Com um Orçamento de cerca de R$ 1,5 trilhão, o governo terá liberdade para manejar menos de R$ 100 bilhões. São os chamados gastos discricionários, que incluem investimentos e despesas para a manutenção da máquina pública.

O restante são verbas carimbadas, como os recursos voltados aos pagamentos de salários de servidores públicos e benefícios previdenciários.

O Brasil não gera superávit fiscal desde 2014, o que significa que o governo vem gastando mais do que arrecada (já desconsiderando a despesa com os juros da dívida pública).

O buraco nas contas vai atingir um patamar sem precedentes em 2020 devido à pandemia.
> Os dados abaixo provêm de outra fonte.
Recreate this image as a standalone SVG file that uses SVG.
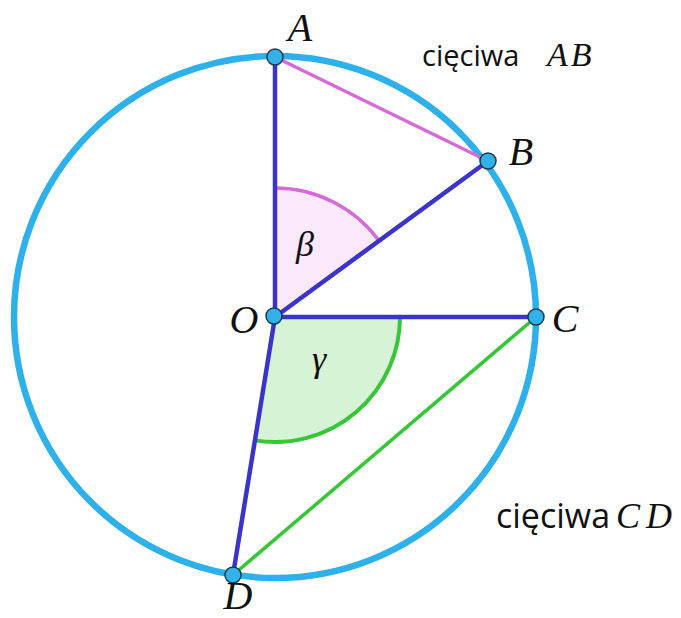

Só com medidas emergenciais para o combate à crise sanitária, o gasto ficou em torno de R$ 600 bilhões, o que deve levar o resultado primário do ano a um déficit de R$ 844 bilhões, segundo a estimativa oficial.

E os rombos continuam. Para 2021, o governo estabeleceu uma meta de déficit de R$ 247,1 bilhões para as contas do governo federal. Se confirmado, esse valor será o segundo pior já registrado pelo Tesouro, perdendo apenas para o atípico ano de 2020.

A forte expansão de gastos para mitigar os efeitos da pandemia levou a uma disparada no endividamento público, antes já elevado e acima do de países como a Alemanha. A dívida bruta do governo, que encerrou 2019 em 74,3% do PIB, deve fechar 2020 em 91% do PIB, segundo estimativa oficial.

A dívida do governo passou de R$ 4,5 trilhões em 2020, com prazos mais curtos de pagamento e juros maiores, e a tendência é continuar subindo pelo menos até 2030, se o governo não adotar medidas de restrição de gastos, ampliação da arrecadação ou ações extraordinárias, como a privatização de estatais e venda de outros ativos.

Ainda sem controle da pandemia e sem vacinas disponíveis para os brasileiros, a virada de 2020 para 2021 traz de volta as regras fiscais, suspensas no período de calamidade pública (encerrado no dia 31).

Com isso, o governo terá de respeitar novamente a meta para o resultado primário e o limite imposto pelo teto de gastos, regra que impede que as despesas públicas cresçam mais do que a inflação.

Embora membros da equipe econômica afirmem que o governo conseguirá passar por 2021 sem descumprir a norma, especialistas apontam que há risco de rompimento do teto.

Por isso, o Ministério da Economia quer a retomada da agenda de mudanças estruturantes e medidas de ajuste fiscal, como a reforma administrativa (que diminui gastos com servidores), a reforma tributária (que simplificaria normas e aumentaria a competitividade) e a proposta do pacto federativo (que revê despesas).

Mas o ministro Paulo Guedes (Economia) não obtém consenso para as medidas nem mesmo entre os colegas de governo. Membros das alas política e militar defendem uma maior liberdade para ampliar despesas em obras públicas sob o argumento de que isso poderia estimular a atividade econômica.

Também há pressão entre especialistas e parlamentares para que o governo amplie gastos com saúde para combater a pandemia e reforce programas de assistência social para amparar pessoas que ficaram sem emprego e perderam renda na crise sanitária.

Na visão dos analistas, o ajuste fica ainda mais comprometido sem o presidente Jair Bolsonaro liderar a discussão pelas mudanças.